How can I instantly reduce my lighting energy use?

  • Turn off non-essential and decorative lighting, especially in unoccupied areas.
  • Replace flickering, dim, and burned-out lights.
  • Clean fixtures and diffusers (at least annually).
  • Turn off lights when not needed.
  • Use task lighting to directly illuminate work areas reducing the need for general lighting.
  • Replace burned out lights with lower wattage lights where practical.
  • Schedule janitorial services during the day, or use fewer lights when cleaning.
  • Color-code switches that should remain off when janitorial crews are cleaning.


Wind

Should I consider buying a wind turbine?
A typical wind turbine is installed on a tower high above nearby buildings and tree lines, and must respect zoning laws.  Wind systems are seldom suitable for urban or most suburban locations.  Do you have a few acres?  Wind speed is the thing -- something over 8 mph and sustained is desirable.

How much can I save if I have a wind turbine?
The amount of money a wind turbine saves you depends upon its cost, how much electricity you use, how much wind you have at your site, and other factors.

What kind of maintenance do wind machines require?
Regular maintenance over the life of a wind system is important.  Most small wind turbines have few moving parts and are designed for a long life (20 - 30 years). However, wind turbines do vibrate, and parts must be inspected, maintained, and occasionally repaired.  Experts recommend a routine 6 month maintenance interval.

Are there incentives for installing a wind system?
The best way to check out current incentives for wind systems is to visit www.dsireusa.org



Backup Power

Should I consider getting a back up generator?
Consider?  Yes.  But it's a case-by-case decision.  The way we live today is more and more dependent on continuous and stable electric power.  In some cases generators are seen as a necessity.  Natural disasters such as storms and floods result in blackouts– some for more than a week – and there is a growing awareness about the critical role played by backup power in disaster recovery.  I guess the best way to look at this is:  How much chance is it that your power will be out for awhile, and how serious would that be to you.

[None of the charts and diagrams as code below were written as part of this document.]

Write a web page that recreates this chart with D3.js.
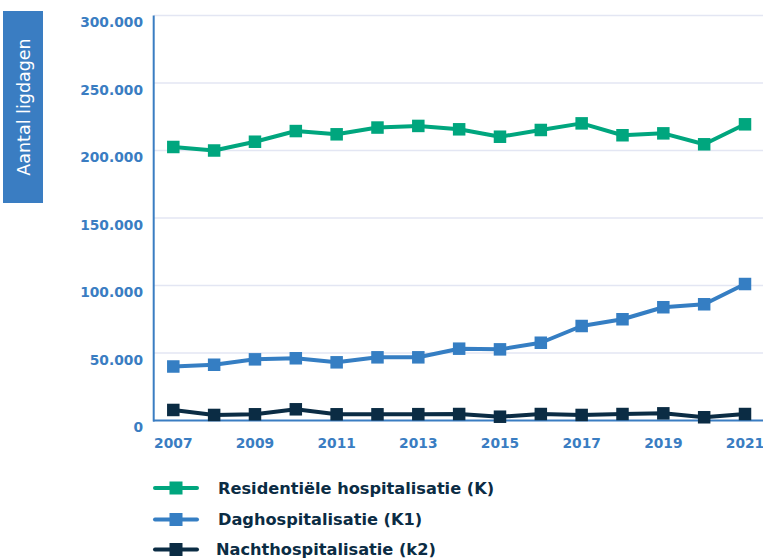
<!DOCTYPE html>
<html>
<head>
<meta charset="utf-8">
<script src="https://cdn.jsdelivr.net/npm/d3@7"></script>
<style>
  html, body { margin: 0; padding: 0; background: #fff; }
  svg { display: block; }
</style>
</head>
<body>
<svg id="chart" width="763" height="558"></svg>
<script>
const years = [2007,2008,2009,2010,2011,2012,2013,2014,2015,2016,2017,2018,2019,2020,2021];
const residentieel = [202600,200000,206500,214400,212000,217000,218200,215700,210200,215200,220100,211300,212700,204600,219400];
const daghospitalisatie = [40000,41300,45300,46100,43100,46800,46800,53200,52700,57600,70000,75000,83900,86100,101100];
const nachthospitalisatie = [7800,4100,4600,8300,4600,4600,4700,4800,2800,4800,4100,4800,5300,2400,4800];
const seriesNames = ["Residentiële hospitalisatie (K)", "Daghospitalisatie (K1)", "Nachthospitalisatie (k2)"];
const seriesColors = ["#00A67E", "#357EC3", "#0B2C44"];
const yTicks = [0,50000,100000,150000,200000,250000,300000];
const xTicks = [2007,2009,2011,2013,2015,2017,2019,2021];
const yAxisTitle = "Aantal ligdagen";

const svg = d3.select("#chart");
const x = d3.scaleLinear().domain([2007, 2021]).range([173.3, 745]);
const y = d3.scaleLinear().domain([0, 300000]).range([420.5, 15.5]);
const axisBlue = "#3A7DC2";
const fmt = v => v === 0 ? "0" : d3.format(",")(v).replace(/,/g, ".");

// gridlines
svg.append("g").selectAll("line").data(yTicks.filter(d => d > 0)).join("line")
  .attr("x1", 154).attr("x2", 763)
  .attr("y1", d => y(d)).attr("y2", d => y(d))
  .attr("stroke", "#E3E6F3").attr("stroke-width", 1.6);

// axes lines
svg.append("line").attr("x1", 153.7).attr("x2", 153.7).attr("y1", y(300000)).attr("y2", y(0) + 1)
  .attr("stroke", axisBlue).attr("stroke-width", 2);
svg.append("line").attr("x1", 153).attr("x2", 763).attr("y1", y(0)).attr("y2", y(0))
  .attr("stroke", axisBlue).attr("stroke-width", 2);

// y tick labels
svg.append("g").selectAll("text").data(yTicks).join("text")
  .attr("x", 143).attr("y", d => y(d) + 11.5)
  .attr("text-anchor", "end")
  .attr("font-family", "DejaVu Sans")
  .attr("font-weight", "bold")
  .attr("font-size", 13.8)
  .attr("fill", axisBlue)
  .text(fmt);

// x tick labels
svg.append("g").selectAll("text").data(xTicks).join("text")
  .attr("x", d => x(d)).attr("y", 448)
  .attr("text-anchor", "middle")
  .attr("font-family", "DejaVu Sans")
  .attr("font-weight", "bold")
  .attr("font-size", 13.8)
  .attr("fill", axisBlue)
  .text(d => d);

// y axis title box
svg.append("rect").attr("x", 3).attr("y", 11).attr("width", 40).attr("height", 192).attr("fill", axisBlue);
svg.append("text")
  .attr("transform", "translate(29.5,107) rotate(-90)")
  .attr("text-anchor", "middle")
  .attr("font-family", "DejaVu Sans")
  .attr("font-size", 17.5)
  .attr("fill", "#fff")
  .text(yAxisTitle);

// series
const allSeries = [residentieel, daghospitalisatie, nachthospitalisatie];
const line = d3.line().x((d, i) => x(years[i])).y(d => y(d));
const ms = 12.5;
allSeries.forEach((vals, si) => {
  const g = svg.append("g");
  g.append("path").datum(vals).attr("d", line)
    .attr("fill", "none").attr("stroke", seriesColors[si]).attr("stroke-width", 4)
    .attr("stroke-linejoin", "round");
  g.selectAll("rect").data(vals).join("rect")
    .attr("x", (d, i) => x(years[i]) - ms / 2)
    .attr("y", d => y(d) - ms / 2)
    .attr("width", ms).attr("height", ms)
    .attr("fill", seriesColors[si]);
});

// legend
const legendY = [488, 519.5, 549.5];
const lg = svg.append("g");
seriesNames.forEach((name, i) => {
  const cy = legendY[i];
  lg.append("line").attr("x1", 155).attr("x2", 197).attr("y1", cy).attr("y2", cy)
    .attr("stroke", seriesColors[i]).attr("stroke-width", 4).attr("stroke-linecap", "round");
  lg.append("rect").attr("x", 176 - 6.5).attr("y", cy - 6.5).attr("width", 13).attr("height", 13)
    .attr("fill", seriesColors[i]);
  lg.append("text").attr("x", i === 2 ? 216 : 218).attr("y", cy + 5.5)
    .attr("font-family", "DejaVu Sans")
    .attr("font-weight", "bold")
    .attr("font-size", 16.2)
    .attr("fill", "#0B2C44")
    .text(name);
});
</script>
</body>
</html>
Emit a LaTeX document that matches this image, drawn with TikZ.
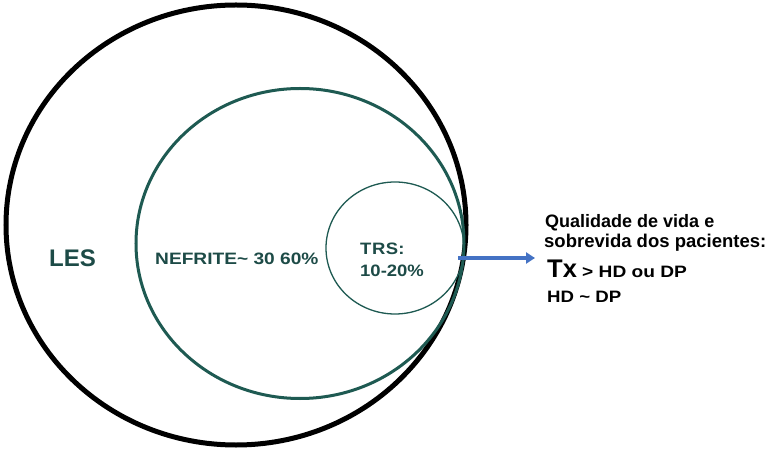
\documentclass[tikz,border=0pt]{standalone}
\usepackage{fontspec}
\setmainfont{Liberation Sans}
\usetikzlibrary{arrows.meta,shapes.geometric}
\definecolor{tealtxt}{HTML}{1D4B47}
\definecolor{ellc}{HTML}{1E5A52}
\definecolor{arrc}{HTML}{4472C4}
\newcommand{\fsz}[1]{\fontsize{#1}{#1}\selectfont}
\tikzset{
  ell/.style={ellipse, inner sep=0pt, outer sep=0pt},
  lab/.style={anchor=base west, inner sep=0pt, font=\bfseries, text=tealtxt},
  rtxt/.style={anchor=base west, inner sep=0pt, font=\bfseries, text=black},
  arrowline/.style={draw=arrc, line width=3.5bp, -{Triangle[length=9bp,width=11bp]}},
}
\begin{document}
\begin{tikzpicture}[x=1bp,y=-1bp]
\useasboundingbox[fill=white] (0,0) rectangle (771,451);
\node[ell, draw=black, line width=5bp, minimum width=460bp, minimum height=440bp] (les) at (236,225) {};
\node[ell, draw=ellc, line width=3bp, minimum width=328bp, minimum height=310bp] (nef) at (300,243.5) {};
\node[ell, draw=ellc, line width=1.3bp, minimum width=138bp, minimum height=132bp] (trs) at (395,248) {};

\node[lab, font=\bfseries\fsz{24bp}] (lesl) at (49,267) {LES};
\node[lab, font=\bfseries\fsz{16.5bp}] (nefl) at (155,265) {\scalebox{1.16}[1]{NEFRITE\char`\~\ 30 60\%}};
\node[lab, font=\bfseries\fsz{16.5bp}] (trsl1) at (360,255) {\scalebox{1.12}[1]{T\kern0.5bp R\kern0.5bp S:}};
\node[lab, font=\bfseries\fsz{16.5bp}] (trsl2) at (360,277) {\scalebox{1.12}[1]{10-20\%}};

\node[rtxt, font=\bfseries\fsz{18bp}] (q1) at (545,228) {Qualidade de vida e};
\node[rtxt, font=\bfseries\fsz{18.5bp}] (q2) at (544,248) {sobrevida dos pacientes:};
\node[rtxt, font=\bfseries\fsz{25.5bp}] (q3a) at (547,278) {Tx};
\node[rtxt, font=\bfseries\fsz{16.5bp}] (q3b) at (582,278) {\scalebox{1.16}[1]{\char`\>{} HD ou DP}};
\node[rtxt, font=\bfseries\fsz{16.5bp}] (q4) at (547,303) {\scalebox{1.13}[1]{HD \char`\~{} DP}};

\coordinate (as) at (458,258);
\coordinate (ae) at (535,258);
\draw[arrowline] (as) -- (ae);
\end{tikzpicture}
\end{document}
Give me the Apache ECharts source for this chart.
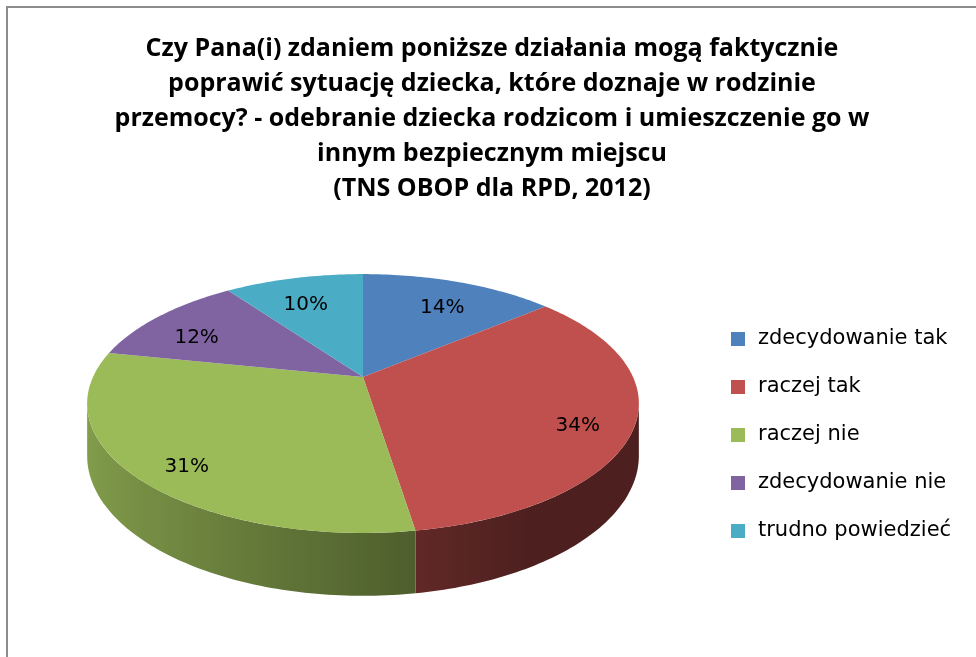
<!DOCTYPE html>
<html>
<head>
<meta charset="utf-8">
<script src="https://cdn.jsdelivr.net/npm/echarts@6/dist/echarts.min.js"></script>
<style>
  html, body { margin: 0; padding: 0; background: #fff; }
  #chart { width: 976px; height: 657px; }
</style>
</head>
<body>
<div id="chart"></div>
<script>
const titleText = 'Czy Pana(i) zdaniem poniższe działania mogą faktycznie\npoprawić sytuację dziecka, które doznaje w rodzinie\nprzemocy? - odebranie dziecka rodzicom i umieszczenie go w\ninnym bezpiecznym miejscu\n(TNS OBOP dla RPD, 2012)'
const categories = ['zdecydowanie tak', 'raczej tak', 'raczej nie', 'zdecydowanie nie', 'trudno powiedzieć']
const values = [14, 34, 31, 12, 10]
const colors = ['#4f81bd', '#c0504d', '#9bbb59', '#8064a2', '#4bacc6']

// 3D pie projection (perspective tilted disk)
const CX = 363, CY = 377, R = 270, K = 124, P = 0.205, DEPTH = 50
const LABEL_R = 0.8, LABEL_DROP = 11
const total = values.reduce((a, b) => a + b, 0)
const rad = d => d * Math.PI / 180

function proj(t, phi, drop) {
  const x = t * Math.sin(phi), z = t * Math.cos(phi)
  const w = 1 + P * z
  return [CX + R * x / w, CY - K * z / w + (drop || 0) / w]
}

function shade(hex, f) {
  const n = parseInt(hex.slice(1), 16)
  const c = [(n >> 16) & 255, (n >> 8) & 255, n & 255].map(v => Math.round(v * f))
  return 'rgb(' + c.join(',') + ')'
}

function sideFactor(phi) {
  return Math.max(0.4, Math.min(0.88, 0.55 - 0.3 * Math.sin(phi)))
}

const visA = Math.acos(-P), visB = 2 * Math.PI - Math.acos(-P)

function renderSlice(i) {
  return function () {
    let before = 0
    for (let k = 0; k < i; k++) before += values[k]
    const a0 = before / total * 2 * Math.PI
    const a1 = (before + values[i]) / total * 2 * Math.PI
    const children = []

    // side wall (only the front, visible part)
    const s0 = Math.max(a0, visA), s1 = Math.min(a1, visB)
    if (s1 > s0) {
      const n = Math.max(4, Math.ceil((s1 - s0) / rad(1)))
      const pts = [], bottom = [], stops = []
      for (let k = 0; k <= n; k++) {
        const phi = s0 + (s1 - s0) * k / n
        pts.push(proj(1, phi))
        bottom.push(proj(1, phi, DEPTH))
      }
      const xs = pts.map(p => p[0])
      const xmin = Math.min(...xs), xmax = Math.max(...xs)
      for (let k = n; k >= 0; k--) {
        const phi = s0 + (s1 - s0) * k / n
        stops.push({ offset: (xs[k] - xmin) / (xmax - xmin || 1), color: shade(colors[i], sideFactor(phi)) })
      }
      stops.sort((p, q) => p.offset - q.offset)
      children.push({
        type: 'polygon',
        shape: { points: pts.concat(bottom.reverse()) },
        style: { fill: new echarts.graphic.LinearGradient(xmin, 0, xmax, 0, stops, true) }
      })
    }

    // top face
    const n = Math.max(4, Math.ceil((a1 - a0) / rad(1)))
    const top = [proj(0, 0)]
    for (let k = 0; k <= n; k++) top.push(proj(1, a0 + (a1 - a0) * k / n))
    children.push({ type: 'polygon', shape: { points: top }, style: { fill: colors[i] } })

    // label
    const lp = proj(LABEL_R, (a0 + a1) / 2, LABEL_DROP)
    children.push({
      type: 'text',
      x: lp[0], y: lp[1],
      style: {
        text: Math.round(values[i] / total * 100) + '%',
        fill: '#000', font: '20px "DejaVu Sans"', align: 'center', verticalAlign: 'middle'
      }
    })
    return { type: 'group', children }
  }
}

const chart = echarts.init(document.getElementById('chart'), null, { renderer: 'canvas' })
chart.setOption({
  animation: false,
  color: colors,
  title: {
    text: titleText,
    left: 492,
    top: 31,
    padding: 0,
    textAlign: 'center',
    textStyle: { fontFamily: 'Open Sans', fontSize: 25, fontWeight: 'bold', color: '#000', lineHeight: 35 }
  },
  legend: {
    orient: 'vertical',
    left: 731,
    top: 327,
    padding: 0,
    itemWidth: 14,
    itemHeight: 14,
    itemGap: 24,
    icon: 'rect',
    data: categories,
    textStyle: { fontFamily: 'DejaVu Sans', fontSize: 21, color: '#000', lineHeight: 24, padding: [0, 0, 0, 8] }
  },
  graphic: [{
    type: 'rect',
    shape: { x: 7, y: 7, width: 1000, height: 700 },
    style: { fill: 'none', stroke: '#8c8c8c', lineWidth: 2 },
    silent: true
  }],
  series: categories.map((name, i) => ({
    type: 'custom',
    name,
    coordinateSystem: 'none',
    data: [[values[i]]],
    renderItem: renderSlice(i)
  }))
})
</script>
</body>
</html>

How do I decide on which generator?
First of all, hire a pro.  Then get a generator that is rated for the amount of power that you will need. Will you need to power lighting, appliances, and heating/cooling equipment?  A professional will be able to size a generator appropriately for your home or business.

What kind of maintenance do generators require?
Depending on how often power goes out the engine oil and filter will need to be changed once per year or more.  Other maintenance requirements will be spelled out in the owner's manual.



Other Energy Questions

Electric Supplier choice
Customer Choice is a program which allows electric customers to choose the company that supplies your electricity. In MD the Public Service Commission keeps a list on their web site of legit suppliers in Maryland. If you've never chosen a supplier, your local distribution company is your supplier.

My house is inefficient, what can I do?
Whew. That's a big question. Actually, there are lots of things to do. Check out www.energysavers.gov. This site is loaded with energy savings ideas. Some actions are free or cheap. Start doing them now. Others require some expense and often involve hiring a professional. If you're serious, get to it! Tax credits are available for certain energy efficiency installations. Be sure to check out that feature on the Energy Savers web site.

I want to get completely off the grid, what can I do?

  1.  Make your building/house as energy efficient as possible.
  2. Install an alternate energy system (solar, wind, biomass, etc. or a combination).
  3. Include batteries/storage with your energy system.
  4. Be prepared for the rigors of maintenance and repair.
  5. Be proud to be an energy independent.

I'm building a new house/building, what should I do?

  1. The www.energysavers.gov web site has good information for building or remodeling. Choose the tab "Your Home;" then "Designing and Remodeling." Be sure to read the tab called "Whole house approach."
  2. Talk to builders, and find one who can speak the language of energy efficiency.
  3. Insist on efficient appliances, lighting, and heating/cooling system.
  4. Consider how location and orientation would support renewable energy systems (passive or active).